Tuesday, August 02, 2005

Moral Quarrel
One of the most infuriating aspects of modern conservatism is its selfishness: Conservatives want what they want, and that's the end of the discussion. What somebody else wants doesn't make a damn bit of difference to them. Compromise is bad because it requires them to take something other than what they want, which is just like getting nothing at all. This selfishness comes in two flavors: A) the two-year-old-tantrum variety; and B) the moral absolute variety. The recess appointment of John Bolton is an example of the former. Regarding the latter--for all their talk about personal responsibility, conservatives often use moral absolutes to get them off the hook. What they want is (supposedly) all about what God or the Constitution or common sense demands, and neither they (nor you) have any control over it.

So it is with the ongoing controversy over pharmacists' "right" to refuse to fill prescriptions, which has been raging up here all year. A pharmacist who believes (contrary to established medical standards) that birth-control pills cause chemical abortions was disciplined by the state pharmacy commission for refusing to fill a college student's prescription.
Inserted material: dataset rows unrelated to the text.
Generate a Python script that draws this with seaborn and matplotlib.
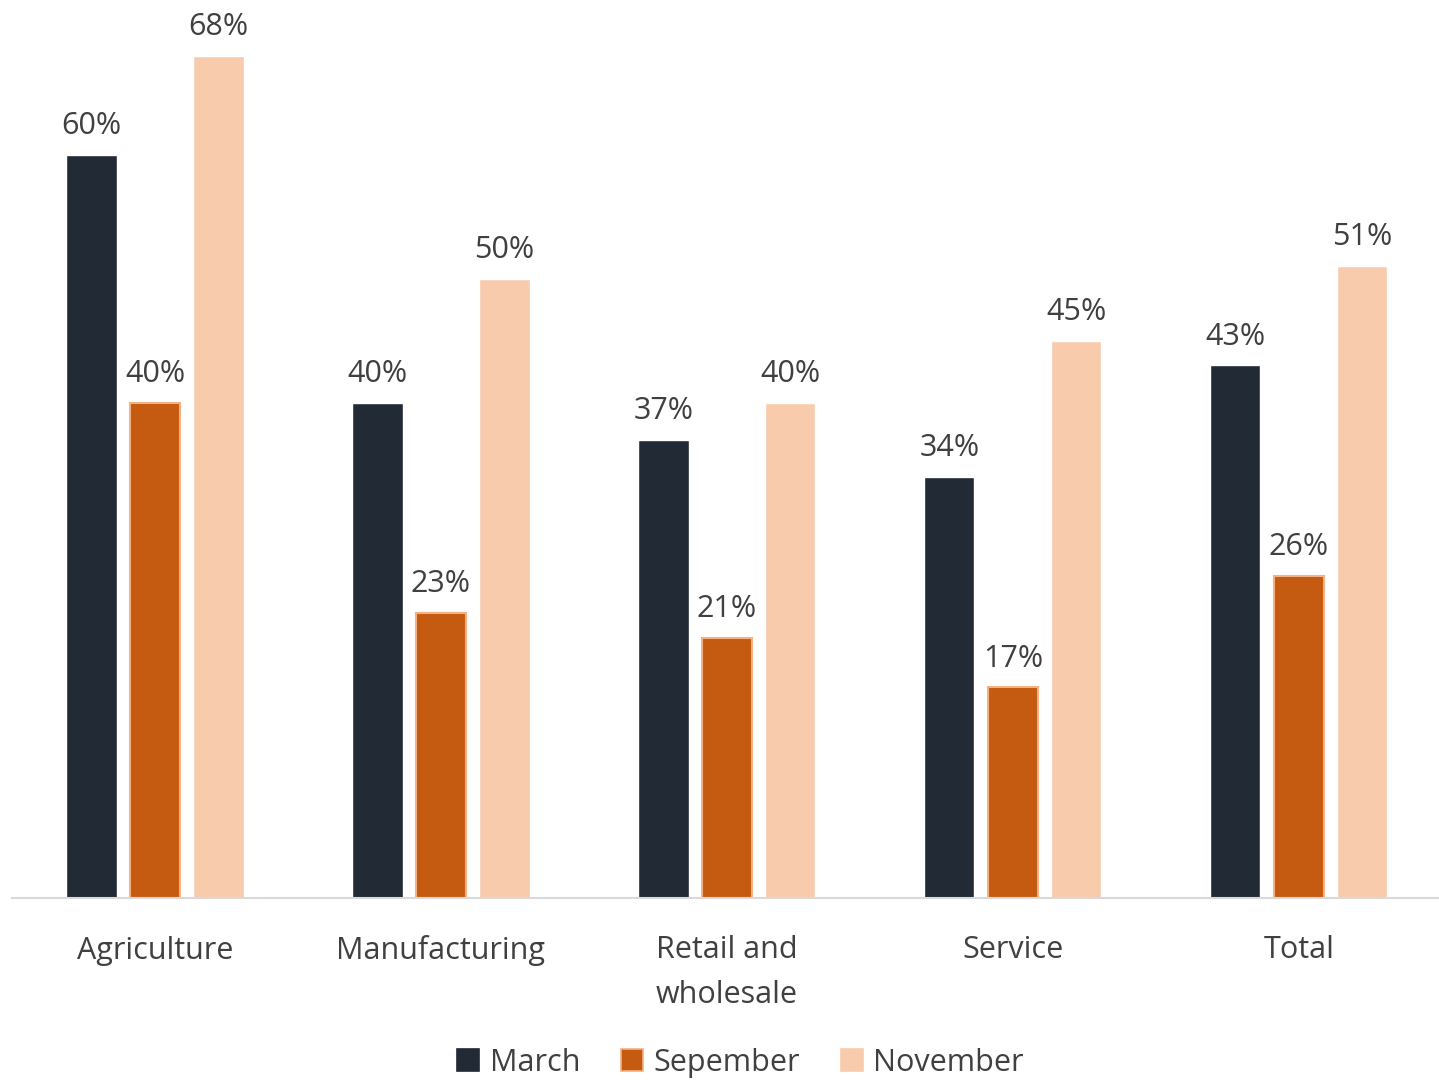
import numpy as np
import pandas as pd
import seaborn as sns
import matplotlib.pyplot as plt
from matplotlib.lines import Line2D

# Data
sectors = ["Agriculture", "Manufacturing", "Retail and\nwholesale", "Service", "Total"]
months = ["March", "Sepember", "November"]
march = [60, 40, 37, 34, 43]
september = [40, 23, 21, 17, 26]
november = [68, 50, 40, 45, 51]

colors = ["#222a35", "#c55a11", "#f8cbad"]
text_color = "#404040"

df = pd.DataFrame({
    "sector": sectors * 3,
    "month": [months[0]] * 5 + [months[1]] * 5 + [months[2]] * 5,
    "value": march + september + november,
})

sns.set_style("white")
plt.rcParams["font.family"] = ["Open Sans", "DejaVu Sans"]

fig = plt.figure(figsize=(14.39, 10.81), dpi=100)
ax = fig.add_axes([12 / 1439, 183 / 1081, 1 - 12 / 1439, 1 - 183 / 1081])

sns.barplot(data=df, x="sector", y="value", hue="month", order=sectors,
            hue_order=months, palette=colors, width=0.666, gap=0.21,
            saturation=1, legend=False, ax=ax)

# September bars carry a light orange outline
for bar in ax.containers[1]:
    bar.set_edgecolor("#f4b183")
    bar.set_linewidth(1.5)

for cont in ax.containers:
    ax.bar_label(cont, fmt="%d%%", padding=10, fontsize=22, color=text_color)

ax.set_ylim(0, 72.5)
ax.set_xlim(-0.5, 4.49)
ax.set_xlabel("")
ax.set_ylabel("")
ax.set_yticks([])
ax.tick_params(axis="x", length=0, pad=27, labelsize=22, labelcolor=text_color)
for lbl in ax.get_xticklabels():
    lbl.set_linespacing(1.65)
for s in ["top", "left", "right"]:
    ax.spines[s].set_visible(False)
ax.spines["bottom"].set_color("#d9d9d9")
ax.spines["bottom"].set_linewidth(1.5)

handles = [Line2D([], [], marker="s", linestyle="", markersize=16,
                  markerfacecolor=c, markeredgecolor=e, markeredgewidth=1.2)
           for c, e in zip(colors, ["#222a35", "#f4b183", "#f8cbad"])]
fig.legend(handles, months, loc="center", bbox_to_anchor=(0.511, 0.017),
           ncol=3, frameon=False, fontsize=22, labelcolor=text_color,
           handletextpad=0.0, handlelength=1.4, columnspacing=1.0)

fig.savefig("out.png", dpi=100)
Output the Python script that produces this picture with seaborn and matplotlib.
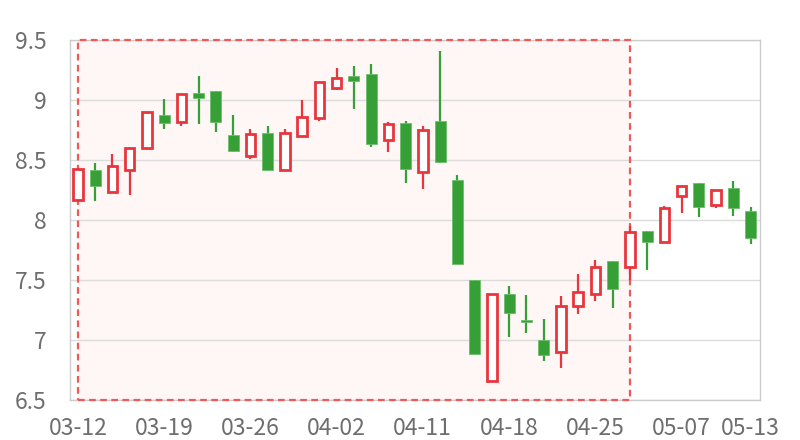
# Candlestick chart of daily prices, with a highlighted range (markArea style)
import matplotlib
matplotlib.use("Agg")
import matplotlib.pyplot as plt
from matplotlib.patches import Rectangle
import seaborn as sns
import numpy as np

dates = ["03-12", "03-13", "03-14", "03-15", "03-16", "03-19", "03-20", "03-21",
         "03-22", "03-23", "03-26", "03-27", "03-28", "03-29", "03-30", "04-02",
         "04-03", "04-04", "04-09", "04-10", "04-11", "04-12", "04-13", "04-16",
         "04-17", "04-18", "04-19", "04-20", "04-23", "04-24", "04-25", "04-26",
         "04-27", "05-02", "05-03", "05-07", "05-08", "05-09", "05-10", "05-13"]
opens = [8.17, 8.42, 8.24, 8.42, 8.60, 8.88, 8.82, 9.06, 9.08, 8.71,
         8.54, 8.73, 8.42, 8.70, 8.85, 9.10, 9.20, 9.22, 8.67, 8.81,
         8.40, 8.83, 8.34, 7.50, 6.66, 7.39, 7.17, 7.00, 6.90, 7.29,
         7.39, 7.66, 7.61, 7.91, 7.82, 8.20, 8.31, 8.13, 8.27, 8.08]
closes = [8.43, 8.29, 8.45, 8.60, 8.90, 8.81, 9.05, 9.02, 8.82, 8.58,
          8.72, 8.42, 8.73, 8.86, 9.15, 9.19, 9.16, 8.64, 8.80, 8.43,
          8.75, 8.49, 7.64, 6.89, 7.39, 7.23, 7.15, 6.88, 7.29, 7.40,
          7.61, 7.43, 7.90, 7.82, 8.10, 8.29, 8.11, 8.25, 8.10, 7.85]
lows = [8.17, 8.16, 8.24, 8.21, 8.60, 8.76, 8.79, 8.80, 8.74, 8.57,
        8.51, 8.41, 8.42, 8.70, 8.83, 9.09, 8.93, 8.61, 8.57, 8.31,
        8.26, 8.48, 7.64, 6.89, 6.66, 7.03, 7.06, 6.83, 6.77, 7.22,
        7.33, 7.27, 7.50, 7.59, 7.82, 8.06, 8.03, 8.10, 8.04, 7.80]
highs = [8.44, 8.48, 8.55, 8.60, 8.90, 9.01, 9.05, 9.20, 9.08, 8.88,
         8.76, 8.79, 8.76, 9.00, 9.15, 9.27, 9.29, 9.30, 8.82, 8.83,
         8.79, 9.41, 8.38, 7.50, 7.39, 7.45, 7.38, 7.18, 7.37, 7.55,
         7.67, 7.66, 7.95, 7.91, 8.12, 8.29, 8.31, 8.25, 8.33, 8.11]

area_start = "03-12"
area_end = "04-27"
y_ticks = [6.5, 7, 7.5, 8, 8.5, 9, 9.5]

up_color = "#e8363c"
down_color = "#36a036"
text_color = "#6e6e6e"

sns.set_theme(style="white")
plt.rcParams["font.family"] = ["Noto Sans CJK SC", "DejaVu Sans"]

fig = plt.figure(figsize=(8, 4.4), dpi=100)
ax = fig.add_axes([0.088, 0.0902, 0.862, 0.8182])

x = np.arange(len(dates))
opens = np.array(opens)
closes = np.array(closes)
up = closes >= opens
colors = [up_color if u else down_color for u in up]

# highlighted range
i0, i1 = dates.index(area_start), dates.index(area_end)
ax.add_patch(Rectangle((i0, 6.5), i1 - i0, 3.0, facecolor="#fff6f6",
                       edgecolor="none", zorder=0))
ax.add_patch(Rectangle((i0, 6.5), i1 - i0, 3.0, facecolor="none",
                       edgecolor="#ec5a5a", linewidth=1.6,
                       linestyle=(0, (3, 2)), zorder=1.5, clip_on=False))

# wicks
ax.vlines(x, lows, highs, colors=colors, linewidth=1.6, zorder=2)

# bodies
bottoms = np.minimum(opens, closes)
heights = np.maximum(np.abs(closes - opens), 0.012)
ax.bar(x[up], heights[up], bottom=bottoms[up], width=0.55,
       facecolor="white", edgecolor=up_color, linewidth=2, zorder=3)
ax.bar(x[~up], heights[~up], bottom=bottoms[~up], width=0.64,
       facecolor=down_color, edgecolor="#6cbf6c", linewidth=0.6, zorder=3)

ax.set_xlim(-0.43, len(dates) - 0.45)
ax.set_ylim(6.5, 9.5)
ax.set_yticks(y_ticks)
ax.set_yticklabels([f"{v:g}" for v in y_ticks])
tick_idx = list(range(0, len(dates), 5)) + [len(dates) - 1]
ax.set_xticks(tick_idx)
ax.set_xticklabels([dates[i] for i in tick_idx])

ax.grid(axis="y", color="#dcdcdc", linewidth=1)
ax.set_axisbelow(True)
for s in ax.spines.values():
    s.set_color("#cccccc")
    s.set_linewidth(1)
    s.set_zorder(1)
ax.tick_params(axis="both", length=0, labelsize=16.5, colors=text_color)
ax.tick_params(axis="y", pad=17)
ax.tick_params(axis="x", pad=12)

fig.savefig("out.png", dpi=100)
So the Repug majority in the Wisconsin legislature is helpfully rushing to make such moral judgments legal, claiming that it's only right for people to be able to follow the dictates of conscience--and good luck to those whose consciences dictate differently. The legislative battle over the bill will come this fall. If it passes, Jim Doyle's expected veto will come just in time to become an issue in the 2006 campaign for governor--which is already shaping up as a debate over sin and righteousness.

The "conscience" debate is taking place in the larger context of the abortion fight--and the under-the-radar wish of some right-to-life groups to ban not only abortion but contraception as well. The state's best-known anti-abortion group, Wisconsin Right to Life, officially takes no position on contraception, although it's pretty clear where their stand would be if they took one. A more virulently wingnutty anti-abortion group (and to be more virulently wingnutty than Wisconsin Right to Life takes some effort), Pro-Life Wisconsin, came out of the closet this week and admitted that it's opposed to contraception, too--at least of the chemical variety. (They've taken no position on rubbers or the rhythm method. Yet.) They'll probably be unsuccessful in getting contraception banned entirely, but they will certainly work to make it difficult to get wherever possible--by forbidding student health services at state universities to prescribe contraception, for example.

Behold the selfishness of moral absolutes--then extend it to its logical limits. If a pharmacist can refuse to fill a prescriptions with which he has some sort of moral quarrel, where will it end? Can he refuse to fill a prescription for an anti-AIDS drug if he thinks the disease is God's punishment of homosexuals? Can the pharmacy manager refuse to sell hair color if she thinks coloring your hair is dishonest? If the mechanic at my local auto repair shop thinks your SUV gets an insufficient number of miles per gallon, what's to stop him from refusing to work on it? If the clerk at my neighborhood convenience store is a vegetarian, what's to stop her from refusing to sell me a roller dog?

There are some universal absolutes in this country--they're in the Bill of Rights. What's not there is the absolute right to conform to your own moral code no matter what, even when that code infringes on the right of others to conform to their own moral code. Is that moral relativism? On the contrary--it's the only way our country has lasted this long, and if we abandon that social contract in favor of legislating morality by majority rule, we won't last much longer.

Truth in Labeling:
At last, our local reactionary rag, the Wisconsin State Journal, tells it like it is. Their headline this morning over the story of Bolton's appointment: "Bush Tells UN, World to Buzz Off."